I saw in another post http://forum.wordreference.com/showthread.php?t=1230361 that dog-cat genders are the same with Arabic.

Is there anything similar in other languages, IE or other? Specifically, is it just modern talking or deep in the history of languages.


----------



## Jcpas

I'm not sure of your question.  Many languages have gender classifications for nouns.  IE languages in particular.  English has lost gender for inanimate nouns, and other languages like Norwegian are kind of losing them (they're more flexible, and there is a common and neuter gender, instead of masculine, feminine, neuter).  

The gender assigned to the word is generally related to the sound of the word and not the meaning.  Many people make mistakes on this.  In German, a girl is NEUTER because it's das MaedCHEN.  That ending on the word makes it neuter, not the meaning.  

Some languages use other classifications instead of gender (some Austronesian languages classify based on edibility).  Some, like Finnish, have none at all, not even a different word for he/she.  

If you asking specifically if the animal genders remain the same across languages, the short answer is no.  French (as one example): chien (dog M)  chat (cat M)  cheval (horse M) chevre (goat F) mouton (sheep M) vache (cow F).


----------



## origumi

Jcpas said:


> I'm not sure of your question.


 
The issue I'm talking about is assigning a "default gender" to animals. for example, assuming that a dog is a male and a cat is a female.

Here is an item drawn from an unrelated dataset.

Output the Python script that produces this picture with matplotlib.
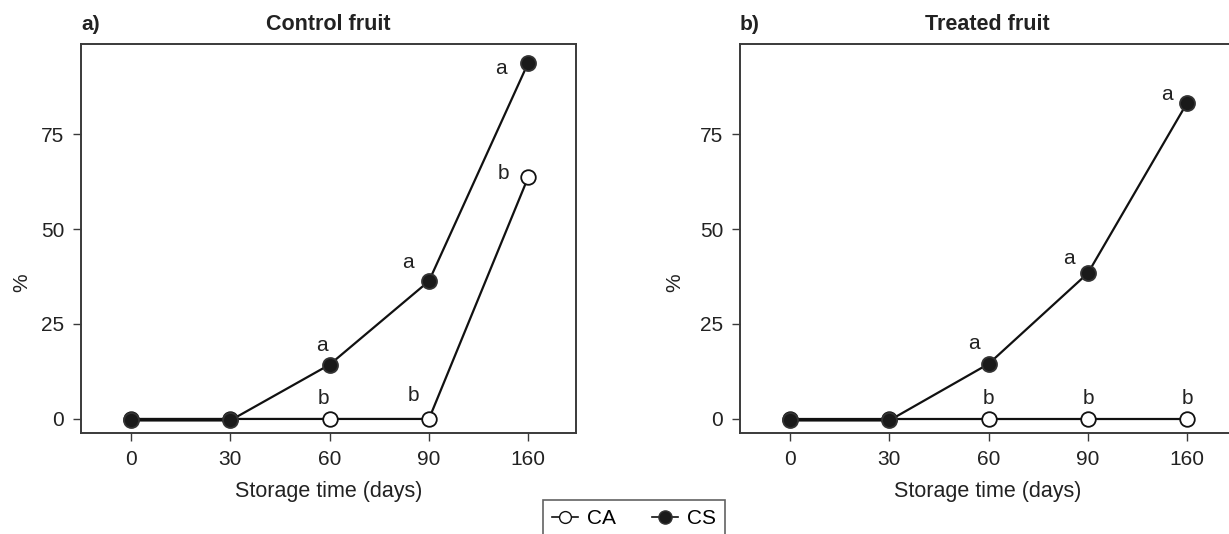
import matplotlib
matplotlib.use("Agg")
import matplotlib.pyplot as plt
from matplotlib.lines import Line2D

plt.rcParams['font.family'] = ['Liberation Sans', 'DejaVu Sans']

days = ["0", "30", "60", "90", "160"]
yticks = [0, 25, 50, 75]

control_ca = [0, 0, 0, 0, 63.7]
control_cs = [-0.4, -0.4, 14.3, 36.3, 93.8]
treated_ca = [0, 0, 0, 0, 0]
treated_cs = [-0.4, -0.4, 14.5, 38.4, 83.3]

control_ca_letters = ["", "", "b", "b", "b"]
control_cs_letters = ["", "", "a", "a", "a"]
treated_ca_letters = ["", "", "b", "b", "b"]
treated_cs_letters = ["", "", "a", "a", "a"]

# label offsets in pixels (dx, dy) relative to points
control_ca_off = [(0, 0), (0, 0), (-6, 20), (-16, 23), (-25, 3)]
control_cs_off = [(0, 0), (0, 0), (-8, 19), (-21, 19), (-27, -6)]
treated_ca_off = [(0, 0), (0, 0), (0, 20), (0, 20), (0, 20)]
treated_cs_off = [(0, 0), (0, 0), (-15, 20), (-19, 15), (-20, 8)]

W, H = 1229, 534
fig = plt.figure(figsize=(W / 100, H / 100), dpi=100)

spine_col = "#3a3a3a"
txt_col = "#222222"
FS = 15


def px(xp, yp):
    return xp / W, 1 - yp / H


def make_panel(x0px, ca, cs, ca_let, cs_let, ca_off, cs_off, tag, title, ylab_x):
    ax = fig.add_axes([x0px / W, 1 - 433 / H, (576 - 81) / W, (433 - 44) / H])
    x = list(range(len(days)))
    ax.plot(x, ca, color="#111111", lw=1.6, marker="o", ms=10.5,
            mfc="white", mec="#111111", mew=1.3, zorder=3)
    ax.plot(x, cs, color="#111111", lw=1.6, marker="o", ms=10.8,
            mfc="#1a1a1a", mec="#333333", mew=1.3, zorder=4)
    for vals, lets, offs in ((ca, ca_let, ca_off), (cs, cs_let, cs_off)):
        for xi, yi, t, (dx, dy) in zip(x, vals, lets, offs):
            if t:
                ax.annotate(t, (xi, yi), xytext=(dx * 0.72, dy * 0.72),
                            textcoords="offset points", ha="center", va="center",
                            fontsize=FS, color=txt_col)
    ax.set_xlim(-0.503, 4.48)
    ax.set_ylim(-3.7, 98.7)
    ax.set_xticks(x)
    ax.set_xticklabels(days)
    ax.set_yticks(yticks)
    ax.set_yticklabels([str(v) for v in yticks])
    ax.tick_params(axis="both", length=5.5, width=1.0, color=spine_col,
                   labelsize=FS, labelcolor=txt_col)
    ax.tick_params(axis="y", pad=6.5)
    ax.tick_params(axis="x", pad=6.5)
    for s in ax.spines.values():
        s.set_color(spine_col)
        s.set_linewidth(1.4)
    ax.set_xlabel("Storage time (days)", fontsize=FS + 0.5, color=txt_col, labelpad=9)
    fig.text(*px(ylab_x, 283), "%", rotation=90, ha="center", va="center",
             fontsize=FS, color=txt_col)
    fig.text(*px(x0px, 24), tag, ha="left", va="center",
             fontsize=FS, fontweight="bold", color=txt_col)
    fig.text(*px(x0px + 247, 24), title, ha="center", va="center",
             fontsize=FS + 0.5, fontweight="bold", color=txt_col)
    return ax


ax1 = make_panel(81, control_ca, control_cs, control_ca_letters, control_cs_letters,
                 control_ca_off, control_cs_off, "a)", "Control fruit", 22)
ax2 = make_panel(740, treated_ca, treated_cs, treated_ca_letters, treated_cs_letters,
                 treated_ca_off, treated_cs_off, "b)", "Treated fruit", 675)

handles = [
    Line2D([], [], color="#111111", lw=1.2, marker="o", ms=8.5, mfc="white", mec="#111111"),
    Line2D([], [], color="#111111", lw=1.2, marker="o", ms=9.5, mfc="#1a1a1a", mec="#333333"),
]
leg = fig.legend(handles, ["CA", "CS"], loc="upper center",
                 bbox_to_anchor=(634 / W, 1 - 500 / H), ncol=2, frameon=True,
                 fancybox=False, edgecolor=spine_col, fontsize=FS,
                 handlelength=1.25, handletextpad=0.45, columnspacing=1.7,
                 borderpad=0.45, borderaxespad=0)
leg.get_frame().set_linewidth(1.2)

fig.savefig("out.png", dpi=100)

A dog and a cat have masculine & feminine forms in (some of the?) languages that have genders, yet a specific gender is assumed.


----------



## sokol

I am not quite sure what your original question was.
In German, as in French, the dog is male, while in German a cat is female but in French male: this however are grammatical genders.

If I see a cat in the street - and refer to it as "die Katze" (female) - I don't necessarily think: "oh look, there's a she-cat!". On the contrary, I would only think "cat" - but nevertheless apply female gender.
And I am quite sure that the same is true for French or other European languages with natural gender.

Sure, we are aware of the fact that there's grammatical gender and that it is male, female (and neuter, in some languages). But we don't attribute natural gender with that - except if we _want _to express natural gender.
English is different as it has no grammatical gender but natural gender (see for example this threads here and here).

I don't speak Hebrew and Arab so I can only guess if this is similar for you, or if it isn't.

So, did you mean what I did describe above, or did you just mean grammatical gender as such?


----------



## Jcpas

Quite right sokol.  Like I said origumi, there is nothing inherently masculine about a dog, and nothing inherently feminine about a cat, it's just grammatical convention in your language.  It is usually based on the sounds associated with a word that give it its classification, NOT the meaning of the word (except frequently in cases referring to people where the gender is obvious, e.g. mother, father, brother, sister, etc)


----------



## origumi

sokol said:


> I am not quite sure what your original question was
> ...
> So, did you mean what I did describe above, or did you just mean grammatical gender as such?


 
It's not an issue of grammatical gender, but of preference. In Hebrew and Arabic the are male dog, female dog, male cat, female cat, male horse, female horse, etc. We have freedom of choice and yet the language prefers the masculine for some animals, feminine for other.

(By the way, the difficulty to explain what I mean shows how much our thinking is effected by language capabilities. Speakers of language with no gender system or with one specific gender for each animal may consider my question as wierd).


----------



## Jcpas

That is perhaps then the cultural perception of these animals.  There is also a strong tie in English when it comes to cats embodying female qualities.  This preference is strictly cultural though.  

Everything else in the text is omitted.